Only if 'i' is declared as type 'int'. If you declare it to have
type 'size_t', you will not have a problem.

Of course, but that will lead to MORE changes in a chain reaction
that looks quite dangerous...

It is of course possible to run into problems.

It is also possible to steer clear of problems. The "chain reaction"
simply doesn't happen if everything has the right type to start off
with. And if it doesn't, the chain reaction is a good thing, not a bad
thing, because it reveals type misconceptions in the code.
Ridiculous. Everything doesn't have the "right type" to start
with.
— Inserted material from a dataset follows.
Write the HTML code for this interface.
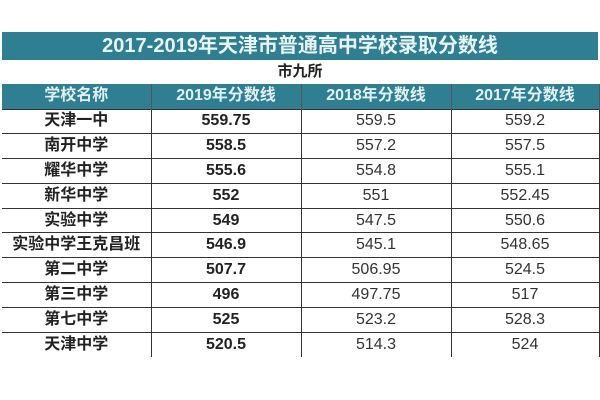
<!DOCTYPE html>
<html><head><meta charset="utf-8"><style>
body{margin:0;width:600px;height:400px;background:#fff;position:relative;overflow:hidden;font-family:"Liberation Sans","Noto Sans CJK SC",sans-serif;}
.t{position:absolute;left:2px;width:596px;text-align:center;}
#title{top:32px;height:28px;background:#2f7e92;color:#e8f4f4;font-weight:bold;font-size:20px;line-height:28px;}
#sub{top:60px;height:24px;font-weight:bold;font-size:15px;line-height:24px;color:#222;}
table{position:absolute;left:2px;top:84px;width:597px;border-collapse:collapse;table-layout:fixed;}
td{box-sizing:border-box;height:24.8px;padding:0;text-align:center;font-size:16px;color:#333;border-left:1px solid #333;border-right:1px solid #333;border-top:1px solid #333;line-height:22px;overflow:hidden;white-space:nowrap;}
tr.h td{background:#2f7e92;color:#dff0f0;font-weight:bold;height:25px;border-color:#2f7e92 #555;border-top:none;}
td.n{font-weight:bold;color:#222;}
td.b{font-weight:bold;color:#222;}
tr:last-child td{border-bottom:none;}
td:first-child{border-left:none}
</style></head><body>
<div class="t" id="title">2017-2019年天津市普通高中学校录取分数线</div>
<div class="t" id="sub">市九所</div>
<table>
<colgroup><col style="width:149px"><col style="width:150px"><col style="width:150px"><col style="width:148px"></colgroup>
<tr class="h"><td>学校名称</td><td>2019年分数线</td><td>2018年分数线</td><td>2017年分数线</td></tr>
<tr><td class="n">天津一中</td><td class="b">559.75</td><td>559.5</td><td>559.2</td></tr>
<tr><td class="n">南开中学</td><td class="b">558.5</td><td>557.2</td><td>557.5</td></tr>
<tr><td class="n">耀华中学</td><td class="b">555.6</td><td>554.8</td><td>555.1</td></tr>
<tr><td class="n">新华中学</td><td class="b">552</td><td>551</td><td>552.45</td></tr>
<tr><td class="n">实验中学</td><td class="b">549</td><td>547.5</td><td>550.6</td></tr>
<tr><td class="n">实验中学王克昌班</td><td class="b">546.9</td><td>545.1</td><td>548.65</td></tr>
<tr><td class="n">第二中学</td><td class="b">507.7</td><td>506.95</td><td>524.5</td></tr>
<tr><td class="n">第三中学</td><td class="b">496</td><td>497.75</td><td>517</td></tr>
<tr><td class="n">第七中学</td><td class="b">525</td><td>523.2</td><td>528.3</td></tr>
<tr><td class="n">天津中学</td><td class="b">520.5</td><td>514.3</td><td>524</td></tr>
</table>
</body></html>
Hence the chain reaction.

Millions of programmers the world over use int as a size store for
strings they know to be only a "few bytes" long. It might not be "right"
now, but there is a huge legacy of it.

A chain reaction of this type in a huge legacy code base could cause
all sorts of side effects. You tell the head of QA that moving from int
to size_t will "just work". Not in the real world it doesn't.
Aug 30 '07 #47
jacob navia wrote:
Ben Pfaff wrote:
>jacob navia <ja***@jacob.re mcomp.frwrites:
>>Ian Collins wrote:

Why would you want to assign an unsigned value to an int? Why
do you think it makes sense to have a negative size?

Because that int is used in many other contexts later, for instance
comparing it with other integers.

int len = strlen(str);

for (i=0; i<len; i++) {
/// etc
}

The i<len comparison would provoke a warning if len is unsigned...

Only if 'i' is declared as type 'int'. If you declare it to have
type 'size_t', you will not have a problem.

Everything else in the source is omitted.